I see examples every day.

- 12 guys with shovels out planting trees and shrubs on a subdivision entrance that one guy with a Dingo and auger and one helper could do. It's 95 degrees out and they're obviously hurting. Gee, I wonder why they don't show up the next day and go find work elsewhere? Is it "laziness" to not want to work till you puke for chump change?

- LCO's dropping off 3 day laborers with 21" mowers to do lawns one man with a good compact ZTR could do in the same time.

- hand wheelbarrowing materials around jobsites when there are plenty of powered models on the market. If you treat employees as expendable units you can work till they burn out, they will leave. I rarely see any investment in improving employee's comfort or fatigue levels. Only when it saves time and puts money in one's pocket do we see guys buying better tools. What they don't realize is that a happy employee is a long term employee.
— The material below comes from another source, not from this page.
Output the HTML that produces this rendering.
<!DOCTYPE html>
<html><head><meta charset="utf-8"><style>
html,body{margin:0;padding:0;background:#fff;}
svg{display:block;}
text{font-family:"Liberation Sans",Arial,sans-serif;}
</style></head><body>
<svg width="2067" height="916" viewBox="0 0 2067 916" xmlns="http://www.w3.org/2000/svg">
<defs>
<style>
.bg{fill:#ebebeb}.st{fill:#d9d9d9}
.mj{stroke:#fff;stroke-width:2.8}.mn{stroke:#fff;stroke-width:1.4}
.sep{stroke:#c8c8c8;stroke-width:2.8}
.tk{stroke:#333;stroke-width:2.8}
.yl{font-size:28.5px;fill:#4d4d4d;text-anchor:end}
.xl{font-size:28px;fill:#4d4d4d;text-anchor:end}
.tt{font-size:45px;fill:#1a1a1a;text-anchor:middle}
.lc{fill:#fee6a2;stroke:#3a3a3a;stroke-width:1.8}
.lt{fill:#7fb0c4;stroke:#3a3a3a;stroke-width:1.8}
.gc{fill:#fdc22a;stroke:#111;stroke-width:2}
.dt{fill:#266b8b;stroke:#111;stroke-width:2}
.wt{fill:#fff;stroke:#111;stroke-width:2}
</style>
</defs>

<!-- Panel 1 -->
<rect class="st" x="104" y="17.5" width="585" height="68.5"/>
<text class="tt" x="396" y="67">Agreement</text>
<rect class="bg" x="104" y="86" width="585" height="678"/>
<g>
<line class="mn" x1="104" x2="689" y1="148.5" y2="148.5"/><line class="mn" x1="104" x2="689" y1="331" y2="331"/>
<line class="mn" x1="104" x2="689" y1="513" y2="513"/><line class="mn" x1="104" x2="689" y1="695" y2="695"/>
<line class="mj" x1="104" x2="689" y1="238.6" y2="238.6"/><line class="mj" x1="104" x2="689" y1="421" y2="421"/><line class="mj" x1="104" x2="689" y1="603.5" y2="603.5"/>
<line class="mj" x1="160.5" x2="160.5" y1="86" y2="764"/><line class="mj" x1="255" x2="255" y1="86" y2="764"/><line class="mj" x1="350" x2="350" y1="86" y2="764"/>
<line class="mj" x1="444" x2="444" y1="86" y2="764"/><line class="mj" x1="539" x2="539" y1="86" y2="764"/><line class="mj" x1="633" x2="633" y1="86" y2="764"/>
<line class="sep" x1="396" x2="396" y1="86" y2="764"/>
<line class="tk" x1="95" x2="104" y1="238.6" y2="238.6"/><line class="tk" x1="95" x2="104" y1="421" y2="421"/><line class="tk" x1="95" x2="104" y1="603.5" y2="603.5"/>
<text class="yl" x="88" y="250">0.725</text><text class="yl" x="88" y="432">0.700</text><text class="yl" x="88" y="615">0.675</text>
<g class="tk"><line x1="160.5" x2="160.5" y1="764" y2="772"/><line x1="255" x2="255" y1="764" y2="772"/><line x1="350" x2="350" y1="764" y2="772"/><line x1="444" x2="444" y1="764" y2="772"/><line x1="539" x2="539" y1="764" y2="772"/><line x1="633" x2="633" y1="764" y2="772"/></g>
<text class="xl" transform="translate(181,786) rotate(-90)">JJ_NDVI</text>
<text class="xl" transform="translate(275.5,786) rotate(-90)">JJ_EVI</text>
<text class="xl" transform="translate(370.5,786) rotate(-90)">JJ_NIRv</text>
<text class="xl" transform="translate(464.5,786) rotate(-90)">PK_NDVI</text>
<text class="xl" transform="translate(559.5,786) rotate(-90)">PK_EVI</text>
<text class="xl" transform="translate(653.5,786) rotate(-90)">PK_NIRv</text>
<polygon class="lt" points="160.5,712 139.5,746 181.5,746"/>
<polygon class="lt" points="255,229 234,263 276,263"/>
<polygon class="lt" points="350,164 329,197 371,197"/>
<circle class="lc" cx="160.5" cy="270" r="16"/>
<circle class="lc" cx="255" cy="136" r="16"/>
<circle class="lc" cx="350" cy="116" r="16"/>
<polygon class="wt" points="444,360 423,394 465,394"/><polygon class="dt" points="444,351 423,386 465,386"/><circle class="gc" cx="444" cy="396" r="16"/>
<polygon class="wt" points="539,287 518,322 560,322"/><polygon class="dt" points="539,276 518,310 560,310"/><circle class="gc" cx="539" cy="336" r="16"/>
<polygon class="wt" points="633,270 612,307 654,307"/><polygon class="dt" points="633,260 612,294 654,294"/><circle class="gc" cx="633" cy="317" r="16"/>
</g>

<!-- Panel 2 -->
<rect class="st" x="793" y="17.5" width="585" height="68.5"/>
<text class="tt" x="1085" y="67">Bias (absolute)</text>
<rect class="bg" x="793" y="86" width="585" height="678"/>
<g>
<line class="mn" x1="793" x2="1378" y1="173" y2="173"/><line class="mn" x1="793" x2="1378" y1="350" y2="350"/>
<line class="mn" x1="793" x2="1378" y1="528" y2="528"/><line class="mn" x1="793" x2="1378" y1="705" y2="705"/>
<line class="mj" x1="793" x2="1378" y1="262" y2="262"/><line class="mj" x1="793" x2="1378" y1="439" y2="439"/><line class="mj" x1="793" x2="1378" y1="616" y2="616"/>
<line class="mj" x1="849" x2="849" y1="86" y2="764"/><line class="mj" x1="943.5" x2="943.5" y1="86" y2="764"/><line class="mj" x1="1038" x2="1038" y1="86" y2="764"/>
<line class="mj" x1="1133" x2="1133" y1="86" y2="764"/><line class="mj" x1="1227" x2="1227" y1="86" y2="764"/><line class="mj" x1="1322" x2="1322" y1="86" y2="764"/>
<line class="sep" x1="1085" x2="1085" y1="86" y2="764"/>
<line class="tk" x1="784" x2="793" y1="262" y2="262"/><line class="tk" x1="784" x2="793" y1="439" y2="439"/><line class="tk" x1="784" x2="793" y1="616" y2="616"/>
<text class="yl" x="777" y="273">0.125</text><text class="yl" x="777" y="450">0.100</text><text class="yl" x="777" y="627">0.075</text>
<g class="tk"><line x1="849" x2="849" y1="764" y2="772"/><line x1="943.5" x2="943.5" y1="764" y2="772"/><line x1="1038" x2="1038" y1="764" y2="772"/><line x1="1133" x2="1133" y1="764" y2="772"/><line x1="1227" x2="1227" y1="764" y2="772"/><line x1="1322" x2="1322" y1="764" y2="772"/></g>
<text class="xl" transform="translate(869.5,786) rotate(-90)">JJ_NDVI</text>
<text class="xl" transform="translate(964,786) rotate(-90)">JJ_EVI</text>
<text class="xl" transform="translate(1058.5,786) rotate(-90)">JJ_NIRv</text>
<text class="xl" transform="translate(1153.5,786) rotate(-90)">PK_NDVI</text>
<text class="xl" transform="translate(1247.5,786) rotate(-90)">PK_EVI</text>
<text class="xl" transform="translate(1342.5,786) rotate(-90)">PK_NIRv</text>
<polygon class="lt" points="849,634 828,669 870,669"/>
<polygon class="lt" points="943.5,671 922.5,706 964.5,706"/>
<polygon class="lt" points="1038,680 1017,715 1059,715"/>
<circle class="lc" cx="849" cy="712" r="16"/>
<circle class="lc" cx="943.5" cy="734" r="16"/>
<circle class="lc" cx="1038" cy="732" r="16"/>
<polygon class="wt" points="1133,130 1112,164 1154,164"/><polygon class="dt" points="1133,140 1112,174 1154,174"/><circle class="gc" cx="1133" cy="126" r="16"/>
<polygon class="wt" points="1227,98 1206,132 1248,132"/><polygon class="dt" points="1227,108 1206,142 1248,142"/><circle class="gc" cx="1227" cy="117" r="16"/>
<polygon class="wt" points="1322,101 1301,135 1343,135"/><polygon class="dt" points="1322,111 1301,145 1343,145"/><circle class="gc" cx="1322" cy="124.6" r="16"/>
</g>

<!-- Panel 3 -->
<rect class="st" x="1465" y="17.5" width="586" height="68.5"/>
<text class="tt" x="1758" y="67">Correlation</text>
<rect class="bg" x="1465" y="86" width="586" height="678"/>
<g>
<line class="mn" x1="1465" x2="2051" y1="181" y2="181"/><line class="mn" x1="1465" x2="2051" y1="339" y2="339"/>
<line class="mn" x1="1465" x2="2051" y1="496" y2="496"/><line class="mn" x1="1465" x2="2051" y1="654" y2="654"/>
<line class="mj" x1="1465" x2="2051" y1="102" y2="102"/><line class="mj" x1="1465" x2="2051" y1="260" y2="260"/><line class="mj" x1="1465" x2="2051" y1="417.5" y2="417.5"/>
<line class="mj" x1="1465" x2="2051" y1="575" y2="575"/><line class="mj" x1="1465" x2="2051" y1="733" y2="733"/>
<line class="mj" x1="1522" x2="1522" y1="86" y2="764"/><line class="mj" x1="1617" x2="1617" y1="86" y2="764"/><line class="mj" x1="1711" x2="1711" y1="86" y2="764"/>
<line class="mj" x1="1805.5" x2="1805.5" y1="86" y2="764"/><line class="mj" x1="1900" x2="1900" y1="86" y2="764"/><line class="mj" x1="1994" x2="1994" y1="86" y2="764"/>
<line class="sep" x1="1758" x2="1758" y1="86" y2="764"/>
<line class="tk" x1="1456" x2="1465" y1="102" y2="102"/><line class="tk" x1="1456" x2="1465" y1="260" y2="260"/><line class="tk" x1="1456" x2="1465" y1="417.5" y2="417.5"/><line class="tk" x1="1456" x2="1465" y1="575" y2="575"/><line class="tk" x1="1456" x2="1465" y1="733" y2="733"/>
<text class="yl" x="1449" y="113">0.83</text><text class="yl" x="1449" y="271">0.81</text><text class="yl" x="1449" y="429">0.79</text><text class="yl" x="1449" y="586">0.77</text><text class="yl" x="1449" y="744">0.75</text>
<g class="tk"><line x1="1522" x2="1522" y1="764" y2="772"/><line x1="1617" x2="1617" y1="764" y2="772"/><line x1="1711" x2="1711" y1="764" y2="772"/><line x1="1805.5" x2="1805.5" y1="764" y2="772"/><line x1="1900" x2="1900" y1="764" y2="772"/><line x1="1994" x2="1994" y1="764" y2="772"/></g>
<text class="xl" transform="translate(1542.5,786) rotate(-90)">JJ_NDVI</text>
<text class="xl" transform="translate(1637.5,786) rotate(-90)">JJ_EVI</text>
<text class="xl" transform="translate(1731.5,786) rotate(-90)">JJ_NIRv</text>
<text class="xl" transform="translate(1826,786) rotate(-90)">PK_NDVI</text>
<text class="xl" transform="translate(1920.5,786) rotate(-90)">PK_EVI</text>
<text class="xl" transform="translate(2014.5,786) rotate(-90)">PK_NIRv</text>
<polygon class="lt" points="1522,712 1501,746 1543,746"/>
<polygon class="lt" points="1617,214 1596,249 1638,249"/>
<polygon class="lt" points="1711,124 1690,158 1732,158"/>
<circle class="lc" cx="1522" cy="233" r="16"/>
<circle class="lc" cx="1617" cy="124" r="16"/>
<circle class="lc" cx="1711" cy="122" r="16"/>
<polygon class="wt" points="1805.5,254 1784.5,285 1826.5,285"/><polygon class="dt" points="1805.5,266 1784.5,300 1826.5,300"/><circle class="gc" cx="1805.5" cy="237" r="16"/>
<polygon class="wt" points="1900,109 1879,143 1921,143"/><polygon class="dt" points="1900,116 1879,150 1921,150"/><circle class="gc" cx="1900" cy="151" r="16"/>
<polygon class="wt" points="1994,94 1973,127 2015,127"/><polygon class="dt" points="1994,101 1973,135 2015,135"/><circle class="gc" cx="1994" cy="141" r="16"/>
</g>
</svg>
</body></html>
- Continual hand weeding of planting beds where the appropriate use of pre emergents, mulch, and landscape fabric could have eliminated 95% of it.
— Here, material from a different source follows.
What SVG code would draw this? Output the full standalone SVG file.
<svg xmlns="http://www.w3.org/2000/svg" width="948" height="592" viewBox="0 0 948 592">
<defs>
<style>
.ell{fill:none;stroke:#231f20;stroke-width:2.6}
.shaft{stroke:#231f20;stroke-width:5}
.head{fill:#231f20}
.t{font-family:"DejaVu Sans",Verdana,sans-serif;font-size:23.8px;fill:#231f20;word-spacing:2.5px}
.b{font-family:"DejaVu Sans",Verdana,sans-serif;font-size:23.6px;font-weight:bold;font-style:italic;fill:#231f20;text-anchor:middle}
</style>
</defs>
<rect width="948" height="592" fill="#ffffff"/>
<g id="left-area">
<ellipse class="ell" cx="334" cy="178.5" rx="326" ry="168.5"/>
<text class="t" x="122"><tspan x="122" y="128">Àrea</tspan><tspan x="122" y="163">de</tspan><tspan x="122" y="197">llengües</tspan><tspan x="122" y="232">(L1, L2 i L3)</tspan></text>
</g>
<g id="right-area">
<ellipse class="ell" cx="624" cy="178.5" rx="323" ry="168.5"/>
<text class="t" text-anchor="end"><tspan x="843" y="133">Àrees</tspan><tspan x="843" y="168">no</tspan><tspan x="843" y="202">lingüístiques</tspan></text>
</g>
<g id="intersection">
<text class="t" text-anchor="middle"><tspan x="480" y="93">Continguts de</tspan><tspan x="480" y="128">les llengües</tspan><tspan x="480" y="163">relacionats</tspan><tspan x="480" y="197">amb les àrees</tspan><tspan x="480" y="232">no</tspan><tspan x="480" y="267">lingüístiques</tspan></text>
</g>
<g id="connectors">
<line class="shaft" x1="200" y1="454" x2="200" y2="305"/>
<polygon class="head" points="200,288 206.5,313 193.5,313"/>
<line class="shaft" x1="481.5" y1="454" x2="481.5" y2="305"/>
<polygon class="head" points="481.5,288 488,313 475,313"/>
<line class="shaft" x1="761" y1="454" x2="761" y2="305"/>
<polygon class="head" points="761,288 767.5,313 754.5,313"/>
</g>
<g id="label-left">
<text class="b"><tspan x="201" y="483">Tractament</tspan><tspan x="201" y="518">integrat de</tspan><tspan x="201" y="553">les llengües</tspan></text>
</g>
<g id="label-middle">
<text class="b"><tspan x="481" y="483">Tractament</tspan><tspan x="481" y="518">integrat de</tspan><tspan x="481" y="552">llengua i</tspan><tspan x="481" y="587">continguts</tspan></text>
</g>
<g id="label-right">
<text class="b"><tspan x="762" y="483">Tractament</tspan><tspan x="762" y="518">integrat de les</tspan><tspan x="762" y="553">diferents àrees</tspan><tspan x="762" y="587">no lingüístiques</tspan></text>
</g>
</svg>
- two man crews pushing human powered spreaders around properties and dragging miles of hoses where one man on a motorized sprayer/spreader could do a better, more precise job, faster.

- I pulled up next to a guy with two cheap belt drive wb fixed deck off-brand mowers. Two workers in the cab with him. Maybe if he bought better equipment he could hire one worker to run it at $14/hour rather than two at $8/hour and pocket the difference as added profit.

In most industries they have made great strides to use technology to make what economists call increases in "productivity". This "productivity" increase is what makes our society affluent. It means each person is producing more work per hour, so they get a share of that increased productivity in the form of higher wages. Only in this field and construction and a few others do we still do things the stupid way. Using manpower rather than machine power or smarter ways of doing things. Today one accounting clerk handles more data than an office floor full of bookeepers using paper ledgers did 40 years ago. He also makes more money doing it. Imagine if they still made cars with all human welders instead of robotic ones? Or room fulls of typists using white-out on manual typewriters instead of word processing software on pcs?

Other examples.

They can build homes in factories now, use modular technology to make things fit together almost like lego or "snap on" toys, yet we are still out there stick-building homes.

When you place an order at a fast food restaurant (or any other, actually) you have to read the menu, then tell the living dead/sleepwalking/suicidally depressed "fast food worker" at the register what you want and he pushes the buttons on the touchscreen with pictures on them since he can't read well enough to push buttons with the name of the food on them. Why not just have the customer enter his order directly into a terminal and then either pay there via card or cash or pay a cashier when he picks up his food? I hear this is right around the corner, btw. Grocery stores and retailers are already doing this in some areas. Why not pay one clerk $14/hour to watch 4 checkout lines rather than 4 workers $7/hour?

The availability of an endless stream of cheap labor is actually hurting us by holding back advances in productivity through improved methods and technology. There is not a "labor problem" in the industry, there is an "innovation problem" by management. Unfortunately, the more innovative personalities seem to gravitate into other fields. Part of the skill set of being a landscaper is often a sense of being very practical and conservative.

I think that once industry leaders and larger companies figure this out and go to a "high paid/highly trained , low number of employees" business plan to solve their labor problems, the rest of us will be able to follow and maybe the industry can regain some semblance of respect in the public's eyes. Some jobs will always require old fashioned manpower, but there is a lot of room for improvement.